If your install seemed to go OK and you've got a graphical login
screen, you're probably in fair shape. You might want to try the
install again and not use "xdm". Or:
You might need to tell us more about what you see at login. Try
logging in as a normal user. Probably won't work any better. If the
screen offers some other stuff, like a "safe mode" or "single user
mode", try that. Or try to interrupt the boot before you get to the
graphical screen by tapping the space bar as soon as you see major
changes in the kind of boot messages (eg, from BIOS to FreeBSD). If
you can get the thing to give you a prompt, try "help" or "?" and
check that out and then try "boot -s" to get into single-user mode as
root. If you manage to do that, or get things mounted from the CD or
floppy "fixit" mode, you want to disable XDM, but I'm sorry I forget
how that's done. Look it up on the net or ask.

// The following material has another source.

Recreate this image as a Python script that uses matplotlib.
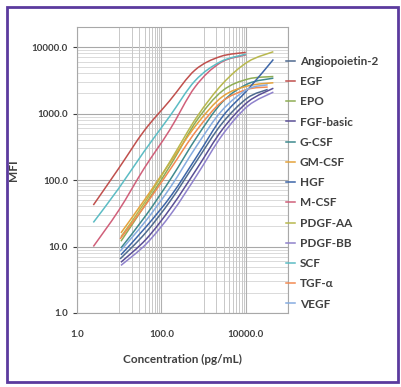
import numpy as np
import matplotlib
matplotlib.use('Agg')
import matplotlib.pyplot as plt
from matplotlib.path import Path
from matplotlib.patches import PathPatch, Rectangle
from matplotlib.lines import Line2D

plt.rcParams['font.family'] = ['Lato', 'DejaVu Sans']

# standard curves, concentration in pg/mL vs MFI
analytes = ['Angiopoietin-2', 'EGF', 'EPO', 'FGF-basic', 'G-CSF', 'GM-CSF', 'HGF',
            'M-CSF', 'PDGF-AA', 'PDGF-BB', 'SCF', 'TGF-α', 'VEGF']
colors = ['#4f6a8f', '#c0504d', '#8fae55', '#5a4f96', '#3f8a8e', '#e4a33c', '#3d66a8',
          '#d0607a', '#b8b84e', '#8f82cc', '#5cbcc4', '#f28a52', '#86ace0']

conc_low = [2.44, 9.77, 39.1, 156, 625, 2500, 10000]
conc_high = [11.0, 44, 176, 703, 2812, 11250, 45000]
conc_mid = [10.5, 42, 168, 672, 2688, 10750, 33000]

mfi_ang2 = [6.5, 16, 50, 190, 700, 1700, 2300]
mfi_egf = [42, 150, 550, 1550, 4500, 7200, 8300]
mfi_epo = [12, 45, 180, 800, 2200, 3300, 3600]
mfi_fgfb = [5.8, 13, 40, 150, 580, 1500, 2400]
mfi_gcsf = [9.5, 30, 110, 450, 1500, 2800, 3400]
mfi_gmcsf = [16, 55, 200, 700, 1800, 2600, 2900]
mfi_hgf = [7.5, 20, 60, 230, 900, 2300, 6500]
mfi_mcsf = [10, 35, 150, 560, 2500, 5800, 7600]
mfi_pdgfaa = [14, 50, 210, 900, 2800, 6000, 8500]
mfi_pdgfbb = [5.2, 11, 32, 120, 480, 1300, 2100]
mfi_scf = [23, 75, 270, 900, 3100, 6000, 7800]
mfi_tgfa = [13, 42, 150, 550, 1500, 2300, 2500]
mfi_vegf = [8.5, 24, 80, 320, 1100, 2300, 2700]

series = [
    (conc_mid, mfi_ang2), (conc_low, mfi_egf), (conc_high, mfi_epo),
    (conc_high, mfi_fgfb), (conc_high, mfi_gcsf), (conc_high, mfi_gmcsf),
    (conc_high, mfi_hgf), (conc_low, mfi_mcsf), (conc_high, mfi_pdgfaa),
    (conc_high, mfi_pdgfbb), (conc_low, mfi_scf), (conc_mid, mfi_tgfa),
    (conc_mid, mfi_vegf),
]


def smooth_path(xs, ys):
    # excel style smoothed line: catmull-rom bezier in log-log space
    pts = np.column_stack([np.log10(xs), np.log10(ys)])
    n = len(pts)
    verts = [pts[0]]
    codes = [Path.MOVETO]
    for i in range(n - 1):
        p0 = pts[i - 1] if i > 0 else pts[i]
        p3 = pts[i + 2] if i + 2 < n else pts[i + 1]
        c1 = pts[i] + (pts[i + 1] - p0) / 6.0
        c2 = pts[i + 1] - (p3 - pts[i]) / 6.0
        verts += [c1, c2, pts[i + 1]]
        codes += [Path.CURVE4] * 3
    return Path(10 ** np.array(verts), codes)


fig = plt.figure(figsize=(4.01, 3.87), dpi=100)
ax = fig.add_axes([77 / 401, 74 / 387, 211 / 401, 286 / 387])

ax.set_xscale('log')
ax.set_yscale('log')
ax.set_xlim(1, 1e5)
ax.set_ylim(1, 2e4)

# grid: horizontal in every decade, vertical minor only in some decades
for d in range(0, 5):
    ax.axhline(10 ** d, color='#a8a8a8', lw=0.8, zorder=0)
    for m in range(2, 10):
        v = m * 10 ** d
        if v < 2e4:
            ax.axhline(v, color='#d4d4d4', lw=0.6, zorder=0)
for v in [1, 100, 10000, 1e5]:
    ax.axvline(v, color='#b0b0b0', lw=0.8, zorder=0)
for d in [1, 3]:
    ax.axvline(10 ** d, color='#c8c8c8', lw=0.7, zorder=0)
    for m in range(2, 10):
        ax.axvline(m * 10 ** d, color='#c8c8c8', lw=0.7, zorder=0)

for (xs, ys), col in zip(series, colors):
    ax.add_patch(PathPatch(smooth_path(xs, ys), fill=False, edgecolor=col, lw=1.1, zorder=3))

for sp in ax.spines.values():
    sp.set_color('#a8a8a8')
    sp.set_linewidth(0.8)

ax.set_xticks([1, 100, 10000])
ax.set_xticklabels(['1.0', '100.0', '10000.0'])
ax.set_yticks([1, 10, 100, 1000, 10000])
ax.set_yticklabels(['1.0', '10.0', '100.0', '1000.0', '10000.0'])
ax.xaxis.set_minor_locator(plt.NullLocator())
ax.yaxis.set_minor_locator(plt.NullLocator())
ax.tick_params(axis='both', labelsize=7, colors='#404040', length=3, width=0.8)
ax.tick_params(axis='x', length=0, pad=12)
for lab in ax.get_xticklabels() + ax.get_yticklabels():
    lab.set_fontweight('bold')

ax.set_xlabel('Concentration (pg/mL)', fontsize=8.5, fontweight='bold', color='#404040', labelpad=11)
ax.set_ylabel('MFI', fontsize=8.5, fontweight='bold', color='#404040', labelpad=9)

handles = [Line2D([], [], color=c, lw=1.1) for c in colors]
leg = fig.legend(handles, analytes, loc='upper left', bbox_to_anchor=(286 / 401, 1 - 56 / 387),
                 frameon=False, fontsize=8.5, handlelength=0.8, handletextpad=0.35,
                 labelspacing=0.78, borderpad=0, borderaxespad=0)
for t in leg.get_texts():
    t.set_fontweight('bold')
    t.set_color('#404040')

# purple frame around the figure
fig.patches.append(Rectangle((7 / 401, 5 / 387), 391 / 401, 375 / 387, transform=fig.transFigure,
                             fill=False, edgecolor='#5b3a9e', lw=2))

fig.savefig('out.png', dpi=100)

I think your goal is
to get a normal non-graphical "login" prompt; log in as root and then
read manual pages (or use web from another OS) until you figure out
how to configure your Gnome setup using gdm. BTW, I know many insist
on having a graphical login, but some of us have been using graphical
desktops for 10 years and more and still log into a normal text
terminal first and start the graphics with a command, maybe because we
don't log in often and when we're logging in a lot it's usually
because we're having problems and we don't want X then anyway.